Cualquier ciudadano entiende que para el gobierno federal es muy difícil reconocer el error cometido con la promulgación de la ley que dio vida a la mal llamada reforma educativa. Pero reconocer el yerro es el primer paso para resolver el conflicto magisterial en curso. Un conflicto que cada día se extiende y agudiza. Y […]
Cualquier ciudadano entiende que para el gobierno federal es muy difícil reconocer el error cometido con la promulgación de la ley que dio vida a la mal llamada reforma educativa. Pero reconocer el yerro es el primer paso para resolver el conflicto magisterial en curso. Un conflicto que cada día se extiende y agudiza. Y que en los hechos ya se ha convertido en un movimiento popular y nacional de protesta y movilizaciones contra la dichosa reforma educativa y, de modo más general, contra las políticas neoliberales que tanto daño han hecho y siguen haciendo a la inmensa mayoría de la población: trabajadores, campesinos, empresarios, estudiantes, jubilados.
Esa insistencia, verdadera necedad, en no reconocer que se incurrió en un grave error ya ha ocasionado muertos, heridos, presos políticos, apaleados, gaseados y una severa condena internacional de la que han sido voceros principales y muy claridosos el presidente de Estados Unidos, Barack Obama, y el primer ministro canadiense, Justin Trudeau.

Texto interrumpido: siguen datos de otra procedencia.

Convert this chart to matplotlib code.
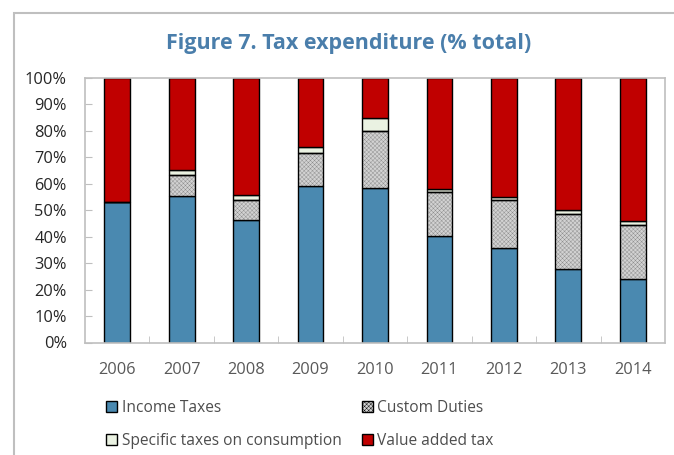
import numpy as np
import matplotlib
matplotlib.use("Agg")
import matplotlib.pyplot as plt
from matplotlib.patches import Rectangle

plt.rcParams['font.family'] = ['Open Sans', 'DejaVu Sans']
plt.rcParams['hatch.linewidth'] = 0.3

# Tax expenditure shares (% of total)
years = ['2006', '2007', '2008', '2009', '2010', '2011', '2012', '2013', '2014']
income = [53.2, 55.3, 46.3, 59.0, 58.3, 40.3, 35.6, 27.7, 24.0]
custom = [0.0, 8.1, 7.5, 12.8, 21.6, 16.5, 18.2, 20.9, 20.5]
specific = [0.0, 1.8, 1.9, 2.0, 5.0, 1.3, 1.3, 1.6, 1.6]
vat = [46.8, 34.8, 44.3, 26.2, 15.1, 41.9, 44.9, 49.8, 53.9]

fig = plt.figure(figsize=(6.74, 4.55), dpi=100)
fig.patch.set_facecolor('white')

# outer chart frame
fig.add_artist(Rectangle((14 / 674, -0.1), 1.0, 1 - 13 / 455 + 0.1,
                         transform=fig.transFigure, fill=False,
                         edgecolor='#BFBFBF', lw=1.5))

ax = fig.add_axes([85 / 674, 1 - 342.5 / 455, 580 / 674, (342.5 - 78) / 455])

x = np.arange(len(years))
w = 0.4
inc = np.array(income) / 100
cus = np.array(custom) / 100
spe = np.array(specific) / 100
va = np.array(vat) / 100

b1 = ax.bar(x, inc, w, color='#4A89B0', edgecolor='black', lw=1.0,
            label='Income Taxes')
b2 = ax.bar(x, cus, w, bottom=inc, color='#D2D2D2', edgecolor='#8C8C8C',
            lw=0.0, hatch='xxxxxxxx', label='Custom Duties')
b3 = ax.bar(x, spe, w, bottom=inc + cus, color='#EAF2E2', edgecolor='black',
            lw=1.0, label='Specific taxes on consumption')
b4 = ax.bar(x, va, w, bottom=inc + cus + spe, color='#C00000',
            edgecolor='black', lw=1.0, label='Value added tax')
# black outline over the hatched customs segments
ax.bar(x, cus, w, bottom=inc, fill=False, edgecolor='black', lw=1.0)

ax.set_xlim(-0.5, len(years) - 0.5)
ax.set_ylim(0, 1)
ax.set_yticks(np.arange(0, 1.01, 0.1))
ax.set_yticklabels([f'{int(round(v * 100))}%' for v in np.arange(0, 1.01, 0.1)])
ax.set_xticks(x)
ax.set_xticklabels(years)
ax.set_xticks(np.arange(0.5, len(years) - 1, 1), minor=True)

for s in ax.spines.values():
    s.set_color('#BFBFBF')
    s.set_linewidth(1.2)

ax.tick_params(axis='y', direction='in', length=5, color='#BFBFBF',
               labelsize=11.8, labelcolor='#262626', pad=13)
ax.tick_params(axis='x', which='major', length=0, labelsize=11.8,
               labelcolor='#595959', pad=14)
ax.tick_params(axis='x', which='minor', direction='in', length=5,
               color='#BFBFBF')

fig.text(349 / 674, 1 - 43 / 455, 'Figure 7. Tax expenditure (% total)',
         ha='center', va='center', fontsize=15.5, fontweight='bold',
         color='#4A7EAB')

# legend: row-wise order -> pass column-major
leg = fig.legend([b1, b3, b2, b4],
                 ['Income Taxes', 'Specific taxes on consumption',
                  'Custom Duties', 'Value added tax'],
                 ncol=2, loc='upper left',
                 bbox_to_anchor=(100 / 674, 1 - 394 / 455),
                 frameon=False, fontsize=11.2, handlelength=0.7,
                 handleheight=0.7, handletextpad=0.3, columnspacing=1.3,
                 labelspacing=1.1, borderaxespad=0)
for t in leg.get_texts():
    t.set_color('#4D4D4D')
# legend key outlines
for h in leg.legend_handles:
    h.set_edgecolor('black')
    h.set_linewidth(1.0)

fig.savefig('out.png', dpi=100, facecolor='white')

Pero el gobierno federal sigue en su ruta de ceguera y sordera. Y continúa en el camino de la represión policiaca, judicial y militar. Y sigue comportándose como si en lugar de agrias y sonoras censuras, estuviera recibiendo aplausos y felicitaciones.
Empecinado en no corregir su monumental error, el gobierno está utilizando una argumentación pretendidamente jurídica pero absolutamente insostenible desde el punto de vista del derecho. El gobierno dice que «abrogar la reforma educativa» no está en el ámbito del Poder Ejecutivo. Pero eso es una falsedad del tamaño del mundo. Todos los días el Poder Ejecutivo abroga leyes. Para comprobarlo basta echarle una ojeada a la prensa diaria en general y al Diario Oficial de la Federación en particular.
Este es el mecanismo jurídico ordinario. El Poder Ejecutivo envía una iniciativa de ley al Congreso de la Unión para su aprobación por diputados y senadores. Cuando la nueva ley es aprobada, automática y expresamente queda abrogada la ley anterior en la materia.
De modo que para abrogar la ley que dio vida a la reforma educativa de Nuño, basta con que Los Pinos envíe al Congreso una nueva iniciativa de ley de reforma educativa menos insensata, menos dañina, y menos autoritaria.
Como puede verse fácilmente, el Poder Ejecutivo tiene la facultad de abrogación de cualquier ley. Pero, ya se sabe, que no hay peor sordo que el que no quiere oír; que no hay peor ciego que el que no quiere ver; y que no hay mayor ignorante que el que no quiera aprender.
Pero si desde el punto de vista jurídico la abrogación del engendro de Nuño no ofrece ninguna dificultad, el asunto se vuelve un imperativo cuando se observa políticamente. La abrogación de esa ley absurda y de innegable tufo fascista es un clamor nacional. Y, también un clamor internacional, como quedó bien demostrado con las censuras, públicas y contundentes, de los mandatarios de Canadá y de Estados Unidos.
Ellos saben, como lo sabemos todos, que según la Carta Magna Mexicana y los principios generales del Derecho, «ninguna ley tendrá efectos retroactivos en perjuicio de persona alguna». Y ocurre que «la Ley Nuño» tiene efectos retroactivos en perjuicio evidente de centenas de miles de maestros. Como, por ejemplo, reducir el salario devengado durante varios años por cientos de miles de profesores por el concepto de carrera magisterial, una modalidad de ingreso legal, transparente y justa. La abrogación de la «Ley Nuño» es, pues, un imperativo jurídico. Más claro, ni el agua.